--- Data for this exercise ---

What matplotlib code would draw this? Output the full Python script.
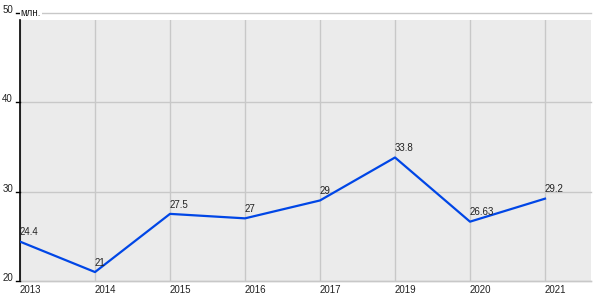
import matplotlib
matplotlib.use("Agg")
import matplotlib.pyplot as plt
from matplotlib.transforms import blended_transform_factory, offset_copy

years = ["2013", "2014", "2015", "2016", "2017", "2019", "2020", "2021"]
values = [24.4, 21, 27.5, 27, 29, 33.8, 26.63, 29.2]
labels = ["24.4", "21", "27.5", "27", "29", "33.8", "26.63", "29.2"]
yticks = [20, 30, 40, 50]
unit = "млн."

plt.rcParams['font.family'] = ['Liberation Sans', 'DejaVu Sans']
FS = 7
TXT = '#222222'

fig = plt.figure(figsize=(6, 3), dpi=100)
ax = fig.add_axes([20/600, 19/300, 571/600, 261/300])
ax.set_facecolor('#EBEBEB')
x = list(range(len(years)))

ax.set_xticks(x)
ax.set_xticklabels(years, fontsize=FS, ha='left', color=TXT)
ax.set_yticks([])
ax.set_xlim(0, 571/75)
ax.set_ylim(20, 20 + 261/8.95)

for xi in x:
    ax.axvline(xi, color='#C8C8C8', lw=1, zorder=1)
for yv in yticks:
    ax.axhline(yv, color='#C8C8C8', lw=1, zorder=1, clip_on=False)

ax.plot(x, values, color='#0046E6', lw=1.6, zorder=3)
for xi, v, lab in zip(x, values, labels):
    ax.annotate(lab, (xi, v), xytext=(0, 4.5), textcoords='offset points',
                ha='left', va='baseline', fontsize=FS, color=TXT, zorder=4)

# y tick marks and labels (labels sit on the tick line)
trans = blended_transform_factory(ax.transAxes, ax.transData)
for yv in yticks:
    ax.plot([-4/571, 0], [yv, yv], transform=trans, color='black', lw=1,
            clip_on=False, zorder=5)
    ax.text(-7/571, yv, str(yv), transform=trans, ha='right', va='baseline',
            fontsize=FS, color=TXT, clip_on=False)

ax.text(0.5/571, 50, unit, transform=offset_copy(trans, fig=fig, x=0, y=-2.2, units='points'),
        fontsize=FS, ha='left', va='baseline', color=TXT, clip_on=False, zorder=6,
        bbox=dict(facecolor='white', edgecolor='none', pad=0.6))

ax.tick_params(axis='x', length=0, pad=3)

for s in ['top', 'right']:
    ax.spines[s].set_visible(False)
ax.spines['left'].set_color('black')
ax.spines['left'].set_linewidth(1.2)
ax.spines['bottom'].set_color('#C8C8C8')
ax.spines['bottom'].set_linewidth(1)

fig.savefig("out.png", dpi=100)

--

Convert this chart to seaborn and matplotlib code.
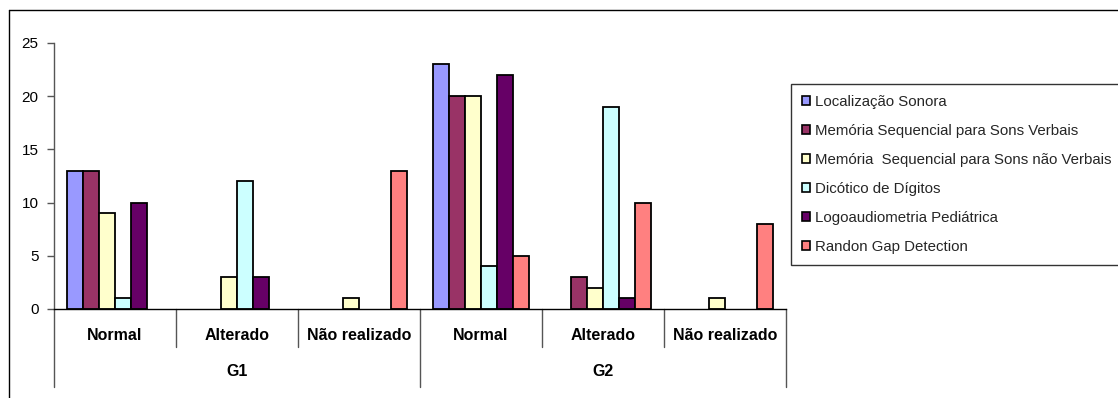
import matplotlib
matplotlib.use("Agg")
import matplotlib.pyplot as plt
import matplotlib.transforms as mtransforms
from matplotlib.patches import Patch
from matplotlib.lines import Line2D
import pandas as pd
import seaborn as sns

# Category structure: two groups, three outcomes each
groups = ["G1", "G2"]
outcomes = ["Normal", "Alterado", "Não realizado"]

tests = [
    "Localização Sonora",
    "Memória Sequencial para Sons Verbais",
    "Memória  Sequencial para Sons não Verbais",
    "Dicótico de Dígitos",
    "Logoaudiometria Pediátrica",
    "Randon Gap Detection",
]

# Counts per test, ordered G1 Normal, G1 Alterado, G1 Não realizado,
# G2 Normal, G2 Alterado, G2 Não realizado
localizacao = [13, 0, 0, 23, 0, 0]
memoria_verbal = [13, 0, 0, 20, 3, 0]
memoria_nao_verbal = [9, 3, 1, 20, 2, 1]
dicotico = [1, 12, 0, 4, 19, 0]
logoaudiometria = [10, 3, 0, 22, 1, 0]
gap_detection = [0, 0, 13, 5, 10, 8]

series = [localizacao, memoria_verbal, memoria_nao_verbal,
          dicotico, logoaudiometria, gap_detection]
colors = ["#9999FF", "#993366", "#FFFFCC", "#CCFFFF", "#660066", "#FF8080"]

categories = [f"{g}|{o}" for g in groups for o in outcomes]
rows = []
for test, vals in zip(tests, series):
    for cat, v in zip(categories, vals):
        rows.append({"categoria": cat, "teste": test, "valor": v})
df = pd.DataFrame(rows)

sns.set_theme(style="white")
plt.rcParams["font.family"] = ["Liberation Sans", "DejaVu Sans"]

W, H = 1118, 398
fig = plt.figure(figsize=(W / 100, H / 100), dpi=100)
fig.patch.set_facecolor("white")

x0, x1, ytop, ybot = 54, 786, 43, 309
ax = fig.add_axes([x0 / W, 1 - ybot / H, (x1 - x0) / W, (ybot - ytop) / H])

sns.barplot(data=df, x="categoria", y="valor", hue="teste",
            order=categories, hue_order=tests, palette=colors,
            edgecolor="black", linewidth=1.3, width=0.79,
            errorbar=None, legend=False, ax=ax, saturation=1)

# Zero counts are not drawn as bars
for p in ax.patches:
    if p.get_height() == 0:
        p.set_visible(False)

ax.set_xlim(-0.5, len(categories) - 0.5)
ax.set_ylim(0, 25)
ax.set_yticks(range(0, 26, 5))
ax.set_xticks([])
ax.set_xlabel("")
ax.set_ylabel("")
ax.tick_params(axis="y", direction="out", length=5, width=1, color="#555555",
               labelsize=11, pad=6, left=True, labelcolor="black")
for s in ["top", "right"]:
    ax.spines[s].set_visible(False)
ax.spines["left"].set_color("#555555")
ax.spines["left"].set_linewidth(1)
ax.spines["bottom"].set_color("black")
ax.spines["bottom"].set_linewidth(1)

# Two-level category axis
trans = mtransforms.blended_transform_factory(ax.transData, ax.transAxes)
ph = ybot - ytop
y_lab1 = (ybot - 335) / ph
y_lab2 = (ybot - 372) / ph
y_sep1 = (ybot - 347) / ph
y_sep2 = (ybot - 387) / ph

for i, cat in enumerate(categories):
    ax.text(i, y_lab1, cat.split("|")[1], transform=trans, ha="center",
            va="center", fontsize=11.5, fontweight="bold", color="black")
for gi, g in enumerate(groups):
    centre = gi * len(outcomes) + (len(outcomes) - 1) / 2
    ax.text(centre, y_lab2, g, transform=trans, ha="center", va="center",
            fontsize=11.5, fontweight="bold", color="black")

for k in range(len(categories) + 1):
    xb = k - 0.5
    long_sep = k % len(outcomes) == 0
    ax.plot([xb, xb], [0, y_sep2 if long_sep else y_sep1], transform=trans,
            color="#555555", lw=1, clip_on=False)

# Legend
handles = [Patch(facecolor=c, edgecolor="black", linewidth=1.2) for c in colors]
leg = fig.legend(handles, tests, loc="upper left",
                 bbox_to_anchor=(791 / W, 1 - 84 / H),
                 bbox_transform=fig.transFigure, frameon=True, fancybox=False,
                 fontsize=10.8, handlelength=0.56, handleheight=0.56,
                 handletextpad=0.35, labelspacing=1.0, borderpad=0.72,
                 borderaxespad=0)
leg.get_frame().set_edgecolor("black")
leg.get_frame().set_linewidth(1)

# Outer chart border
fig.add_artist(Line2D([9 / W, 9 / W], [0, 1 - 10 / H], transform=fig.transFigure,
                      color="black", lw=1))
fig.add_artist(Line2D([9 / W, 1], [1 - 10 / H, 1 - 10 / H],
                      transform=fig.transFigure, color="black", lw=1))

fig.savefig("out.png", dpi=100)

--- Written instruction ---
Skip all pictures. Output only the lines from the one containing "What matplotlib code" to the one containing "ax.axhline(yv, color='#C8C8C8', lw=1, zorder=1, clip_on=False)", both lines included.

--- Task answer ---
What matplotlib code would draw this? Output the full Python script.
import matplotlib
matplotlib.use("Agg")
import matplotlib.pyplot as plt
from matplotlib.transforms import blended_transform_factory, offset_copy

years = ["2013", "2014", "2015", "2016", "2017", "2019", "2020", "2021"]
values = [24.4, 21, 27.5, 27, 29, 33.8, 26.63, 29.2]
labels = ["24.4", "21", "27.5", "27", "29", "33.8", "26.63", "29.2"]
yticks = [20, 30, 40, 50]
unit = "млн."

plt.rcParams['font.family'] = ['Liberation Sans', 'DejaVu Sans']
FS = 7
TXT = '#222222'

fig = plt.figure(figsize=(6, 3), dpi=100)
ax = fig.add_axes([20/600, 19/300, 571/600, 261/300])
ax.set_facecolor('#EBEBEB')
x = list(range(len(years)))

ax.set_xticks(x)
ax.set_xticklabels(years, fontsize=FS, ha='left', color=TXT)
ax.set_yticks([])
ax.set_xlim(0, 571/75)
ax.set_ylim(20, 20 + 261/8.95)

for xi in x:
    ax.axvline(xi, color='#C8C8C8', lw=1, zorder=1)
for yv in yticks:
    ax.axhline(yv, color='#C8C8C8', lw=1, zorder=1, clip_on=False)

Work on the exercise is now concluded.